Write the lines out again, from the top of the material to the line containing "-0.004, -0.002, 0.000, 0.002, 0.004]", pictures excluded.

---------------

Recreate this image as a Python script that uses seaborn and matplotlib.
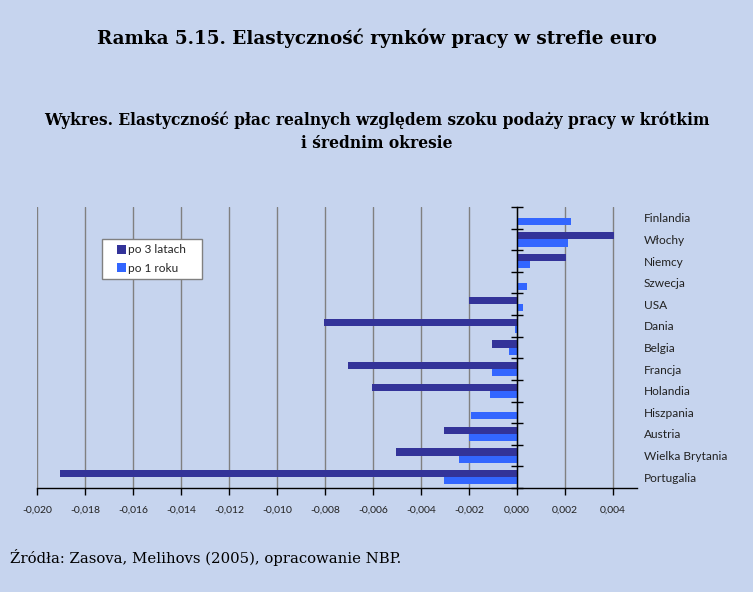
import matplotlib
matplotlib.use("Agg")
import matplotlib.pyplot as plt
from matplotlib.patches import Rectangle
from matplotlib.legend_handler import HandlerPatch
import seaborn as sns
import pandas as pd
import numpy as np

countries = ["Finlandia", "Włochy", "Niemcy", "Szwecja", "USA", "Dania", "Belgia",
             "Francja", "Holandia", "Hiszpania", "Austria", "Wielka Brytania", "Portugalia"]
po_3_latach = [0.0, 0.00406, 0.00206, 0.0, -0.00201, -0.00803, -0.00103,
               -0.00703, -0.00603, 0.0, -0.00303, -0.00503, -0.01904]
po_1_roku = [0.00225, 0.00213, 0.00056, 0.00043, 0.00025, -0.0001, -0.00032,
             -0.00103, -0.00111, -0.0019, -0.00201, -0.0024, -0.00303]
series_names = ["po 3 latach", "po 1 roku"]
xticks = [-0.020, -0.018, -0.016, -0.014, -0.012, -0.010, -0.008, -0.006,
          -0.004, -0.002, 0.000, 0.002, 0.004]

df = pd.DataFrame({
    "kraj": countries * 2,
    "wartosc": po_3_latach + po_1_roku,
    "seria": [series_names[0]] * len(countries) + [series_names[1]] * len(countries),
})

BG = "#C6D4EE"
sns.set_theme(style="white")
plt.rcParams["font.family"] = ["Lato", "DejaVu Sans"]
SERIF = ["DejaVu Serif", "Liberation Serif"]

fig = plt.figure(figsize=(7.53, 5.92), dpi=100, facecolor=BG)
ax = fig.add_axes([37 / 753, 1 - 488 / 592, 600 / 753, 281 / 592])
ax.set_facecolor(BG)

sns.barplot(data=df, y="kraj", x="wartosc", hue="seria", hue_order=series_names,
            order=countries, orient="h", palette=["#333399", "#3366FF"],
            width=0.66, saturation=1, ax=ax, legend=True, linewidth=0)

ax.set_xlim(-0.020, 0.005)
ax.set_ylim(len(countries) - 0.5, -0.5)
ax.set_xlabel("")
ax.set_ylabel("")

# x axis
ax.set_xticks(xticks)
ax.set_xticklabels([f"{v:.3f}".replace(".", ",") for v in xticks], fontsize=7.5)
ax.tick_params(axis="x", direction="out", length=5, width=1, color="black",
               pad=8, bottom=True, labelcolor="#222222")
ax.xaxis.grid(True, color="#808080", linewidth=1)
ax.yaxis.grid(False)
ax.set_axisbelow(True)

# category axis at zero
for s in ["top", "right"]:
    ax.spines[s].set_visible(False)
ax.spines["bottom"].set_color("black")
ax.spines["bottom"].set_linewidth(1)
ax.spines["left"].set_position(("data", 0))
ax.spines["left"].set_color("black")
ax.spines["left"].set_linewidth(1)
ax.spines["left"].set_zorder(5)
bounds = np.arange(len(countries) + 1) - 0.5
ax.set_yticks(bounds)
ax.set_yticklabels([])
ax.tick_params(axis="y", direction="inout", length=8, width=1, color="black", left=True)

sec = ax.secondary_yaxis("right")
sec.set_yticks(range(len(countries)))
sec.set_yticklabels(countries, fontsize=8.6, color="#222222")
sec.tick_params(length=0, pad=5)
sec.spines["right"].set_visible(False)

# legend
old = ax.get_legend()
handles = list(old.legend_handles)
labels = [t.get_text() for t in old.get_texts()]
old.remove()


def square(legend, orig_handle, xdescent, ydescent, width, height, fontsize):
    return Rectangle((-xdescent + width - height, -ydescent), height, height)


hmap = {h: HandlerPatch(patch_func=square) for h in handles}
leg = ax.legend(handles, labels, loc="upper left",
                bbox_to_anchor=(102 / 753, 1 - 278 / 592, 100 / 753, 39 / 592),
                mode="expand", bbox_transform=fig.transFigure, frameon=True,
                fancybox=False, edgecolor="#808080", facecolor="white", framealpha=1,
                fontsize=8.6, handlelength=1.56, handleheight=0.75, handletextpad=0.2,
                borderpad=0.45, labelspacing=0.6, borderaxespad=0, handler_map=hmap)
leg.get_frame().set_linewidth(1)


def fit_text(x, y, s, target_w, ha, **kw):
    t = fig.text(x, y, s, ha=ha, va="center", **kw)
    fig.canvas.draw()
    w = t.get_window_extent().width
    t.set_fontsize(t.get_fontsize() * target_w / w)
    return t


fit_text(0.5, 1 - 38 / 592, "Ramka 5.15. Elastyczność rynków pracy w strefie euro",
         558, "center", fontsize=13, fontweight="bold", family=SERIF, color="black")
fit_text(0.5, 1 - 132 / 592,
         "Wykres. Elastyczność płac realnych względem szoku podaży pracy w krótkim\ni średnim okresie",
         666, "center", fontsize=11, fontweight="bold", family=SERIF, linespacing=1.45,
         color="black")
fit_text(10 / 753, 1 - 557 / 592, "Źródła: Zasova, Melihovs (2005), opracowanie NBP.",
         388, "left", fontsize=11, family=SERIF, color="black")

fig.savefig("out.png", dpi=100, facecolor=BG)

---------------

Solution →
Recreate this image as a Python script that uses seaborn and matplotlib.
import matplotlib
matplotlib.use("Agg")
import matplotlib.pyplot as plt
from matplotlib.patches import Rectangle
from matplotlib.legend_handler import HandlerPatch
import seaborn as sns
import pandas as pd
import numpy as np

countries = ["Finlandia", "Włochy", "Niemcy", "Szwecja", "USA", "Dania", "Belgia",
             "Francja", "Holandia", "Hiszpania", "Austria", "Wielka Brytania", "Portugalia"]
po_3_latach = [0.0, 0.00406, 0.00206, 0.0, -0.00201, -0.00803, -0.00103,
               -0.00703, -0.00603, 0.0, -0.00303, -0.00503, -0.01904]
po_1_roku = [0.00225, 0.00213, 0.00056, 0.00043, 0.00025, -0.0001, -0.00032,
             -0.00103, -0.00111, -0.0019, -0.00201, -0.0024, -0.00303]
series_names = ["po 3 latach", "po 1 roku"]
xticks = [-0.020, -0.018, -0.016, -0.014, -0.012, -0.010, -0.008, -0.006,
          -0.004, -0.002, 0.000, 0.002, 0.004]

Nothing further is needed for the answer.